I define an example model architecture (and data) for this problem like so:
import pandas as pd
from torch import nn
from logging import log
import torch
feature_data = {
'A': [1, 2, 3, 4],
'B': [5, 6, 7, 8],
'C': [9, 10, 11, 12],
'D': [13, 14, 15, 16],
'E': [17, 18, 19, 20],
'F': [21, 22, 23, 24]
}
target_data = {
'Col1': [1, -1, 0, 1],
'Col2': [-1, 0, 1, -1],
'Col3': [-1, 0, 1, 1]
}
# Create the DataFrame
train_feature_data = pd.DataFrame(feature_data)
train_target_data = pd.DataFrame(target_data)

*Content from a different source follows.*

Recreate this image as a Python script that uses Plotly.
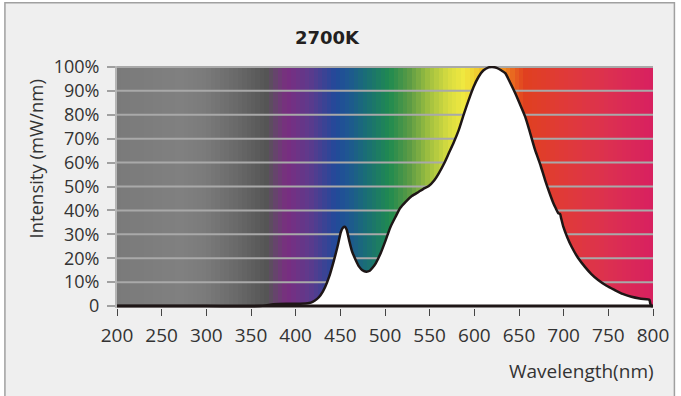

device = "cuda" if torch.cuda.is_available() else "cpu"
# create the model
class MyModel(nn.Module):
def __init__(self, inputs=6, l1=12, outputs=3):
super().__init__()
self.sequence = nn.Sequential(
nn.Linear(inputs, l1),
nn.Linear(l1, outputs),
nn.Softmax(dim=1)
)
def forward(self, x):
x = self.sequence(x)
return x
x_train = torch.tensor(train_feature_data.to_numpy()).type(torch.float)
model = MyModel(inputs = 6, l1 = 12, outputs = 3).to(device)
model(x_train.to(device=device))
When I pass my train data into the model (i.e when i call model(x_train.to(device=device))), I get back an array of shape (4, 3).
By following this resource resource My expectation was that I would get something like (4, 3, 3) whereby the 4 is the number of examples in my features and targets, the middle 3 (i.e the second axis) represents the logits (or in this case because I have a softmax function, this will be the predicted probabilities) of each example (and this would be 3 because I have three classes), while the third axis (or rightmost 3 value in the shape) represents the number of outputs/columns I have in my train_target_data.
Can someone please provide some guidance on what I’m doing incorrectly here (if my approach is wrong) and how to go about fixing it. Thanks.